▼▼▼
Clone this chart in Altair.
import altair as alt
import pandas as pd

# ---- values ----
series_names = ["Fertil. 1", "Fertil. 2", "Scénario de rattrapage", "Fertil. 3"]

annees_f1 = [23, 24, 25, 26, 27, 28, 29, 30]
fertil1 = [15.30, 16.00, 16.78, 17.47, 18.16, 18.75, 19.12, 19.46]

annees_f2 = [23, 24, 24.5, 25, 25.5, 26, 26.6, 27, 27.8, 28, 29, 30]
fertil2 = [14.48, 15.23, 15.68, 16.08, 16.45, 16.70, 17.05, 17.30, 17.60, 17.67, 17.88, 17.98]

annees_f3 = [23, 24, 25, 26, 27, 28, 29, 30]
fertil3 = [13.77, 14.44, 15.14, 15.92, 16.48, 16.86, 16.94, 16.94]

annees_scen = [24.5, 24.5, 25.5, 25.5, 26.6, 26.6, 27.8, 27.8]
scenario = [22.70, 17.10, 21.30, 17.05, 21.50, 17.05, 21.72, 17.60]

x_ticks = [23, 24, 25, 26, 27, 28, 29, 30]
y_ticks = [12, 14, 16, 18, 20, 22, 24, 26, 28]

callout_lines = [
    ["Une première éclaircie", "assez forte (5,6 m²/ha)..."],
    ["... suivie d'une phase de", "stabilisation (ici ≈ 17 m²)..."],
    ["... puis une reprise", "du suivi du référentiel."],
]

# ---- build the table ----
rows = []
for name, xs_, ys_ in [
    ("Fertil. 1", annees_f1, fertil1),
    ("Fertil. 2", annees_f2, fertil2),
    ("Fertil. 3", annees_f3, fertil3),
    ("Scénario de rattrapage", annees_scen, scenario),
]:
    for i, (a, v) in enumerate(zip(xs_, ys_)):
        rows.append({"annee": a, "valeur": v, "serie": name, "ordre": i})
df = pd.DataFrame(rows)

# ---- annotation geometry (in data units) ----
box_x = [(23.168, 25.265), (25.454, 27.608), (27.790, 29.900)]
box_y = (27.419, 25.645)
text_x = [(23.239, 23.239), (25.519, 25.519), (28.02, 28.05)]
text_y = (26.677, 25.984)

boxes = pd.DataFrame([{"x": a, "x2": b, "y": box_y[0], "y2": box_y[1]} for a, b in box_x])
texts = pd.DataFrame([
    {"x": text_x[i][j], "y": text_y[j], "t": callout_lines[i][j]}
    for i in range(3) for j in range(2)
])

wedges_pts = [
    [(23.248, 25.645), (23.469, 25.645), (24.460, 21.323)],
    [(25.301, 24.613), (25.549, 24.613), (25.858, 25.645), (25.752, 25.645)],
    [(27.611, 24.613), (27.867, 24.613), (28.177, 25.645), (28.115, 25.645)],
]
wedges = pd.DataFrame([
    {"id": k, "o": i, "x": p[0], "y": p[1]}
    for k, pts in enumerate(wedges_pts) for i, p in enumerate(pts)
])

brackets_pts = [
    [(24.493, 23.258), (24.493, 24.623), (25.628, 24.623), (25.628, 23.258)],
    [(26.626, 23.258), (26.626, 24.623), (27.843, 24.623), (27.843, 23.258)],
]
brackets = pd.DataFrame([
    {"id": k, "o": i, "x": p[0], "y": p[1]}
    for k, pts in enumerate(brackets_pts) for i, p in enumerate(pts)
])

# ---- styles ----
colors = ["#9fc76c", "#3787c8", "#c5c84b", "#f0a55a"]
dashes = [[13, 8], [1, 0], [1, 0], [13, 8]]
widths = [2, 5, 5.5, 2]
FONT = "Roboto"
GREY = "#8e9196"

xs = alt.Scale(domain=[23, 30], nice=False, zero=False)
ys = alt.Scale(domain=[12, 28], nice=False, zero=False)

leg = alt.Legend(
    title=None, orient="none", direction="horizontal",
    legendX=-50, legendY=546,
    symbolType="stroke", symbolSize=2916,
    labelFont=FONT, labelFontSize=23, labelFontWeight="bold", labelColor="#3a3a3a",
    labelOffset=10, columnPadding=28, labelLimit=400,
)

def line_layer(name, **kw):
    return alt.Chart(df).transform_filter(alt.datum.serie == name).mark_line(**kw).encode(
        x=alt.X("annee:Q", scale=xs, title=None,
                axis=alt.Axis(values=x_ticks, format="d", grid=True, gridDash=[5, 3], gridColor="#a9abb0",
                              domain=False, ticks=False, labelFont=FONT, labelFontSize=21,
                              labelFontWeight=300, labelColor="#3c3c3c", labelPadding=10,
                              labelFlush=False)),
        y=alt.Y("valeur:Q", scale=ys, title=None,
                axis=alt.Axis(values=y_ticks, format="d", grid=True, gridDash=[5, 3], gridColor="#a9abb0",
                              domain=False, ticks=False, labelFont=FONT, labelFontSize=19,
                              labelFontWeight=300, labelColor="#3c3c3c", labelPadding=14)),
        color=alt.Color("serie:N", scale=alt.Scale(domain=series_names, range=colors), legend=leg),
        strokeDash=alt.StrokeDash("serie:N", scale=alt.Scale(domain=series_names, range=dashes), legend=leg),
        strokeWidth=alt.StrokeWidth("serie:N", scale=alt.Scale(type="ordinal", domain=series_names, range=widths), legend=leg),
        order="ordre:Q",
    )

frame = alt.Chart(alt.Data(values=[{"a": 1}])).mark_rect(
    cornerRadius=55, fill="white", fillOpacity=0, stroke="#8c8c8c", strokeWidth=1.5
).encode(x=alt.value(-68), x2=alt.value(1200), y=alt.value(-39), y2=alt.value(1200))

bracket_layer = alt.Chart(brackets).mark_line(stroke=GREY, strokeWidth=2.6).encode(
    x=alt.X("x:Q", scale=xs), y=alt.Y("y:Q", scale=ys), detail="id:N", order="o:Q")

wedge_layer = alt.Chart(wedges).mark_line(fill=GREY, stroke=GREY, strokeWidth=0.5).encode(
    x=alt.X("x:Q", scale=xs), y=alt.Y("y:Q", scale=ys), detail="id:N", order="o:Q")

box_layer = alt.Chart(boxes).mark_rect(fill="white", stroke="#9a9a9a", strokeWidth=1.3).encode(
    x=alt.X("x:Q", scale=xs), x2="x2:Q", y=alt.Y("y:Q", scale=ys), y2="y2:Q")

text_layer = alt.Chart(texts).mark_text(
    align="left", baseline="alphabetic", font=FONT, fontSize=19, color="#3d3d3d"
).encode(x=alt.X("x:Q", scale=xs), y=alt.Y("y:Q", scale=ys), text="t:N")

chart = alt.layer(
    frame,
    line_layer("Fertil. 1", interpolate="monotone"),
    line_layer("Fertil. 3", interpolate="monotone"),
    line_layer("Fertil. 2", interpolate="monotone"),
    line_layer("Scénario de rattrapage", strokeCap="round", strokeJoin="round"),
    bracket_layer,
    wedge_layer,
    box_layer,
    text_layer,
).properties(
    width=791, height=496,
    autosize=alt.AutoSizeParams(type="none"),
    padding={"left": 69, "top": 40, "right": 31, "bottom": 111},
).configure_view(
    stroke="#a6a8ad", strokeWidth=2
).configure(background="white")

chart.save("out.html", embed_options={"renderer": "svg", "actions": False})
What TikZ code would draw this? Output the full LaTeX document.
▲▲▲
Given exercise:
Pull every line containing the word "this" out of the entries above.

Exercise answer:
Clone this chart in Altair.
What TikZ code would draw this? Output the full LaTeX document.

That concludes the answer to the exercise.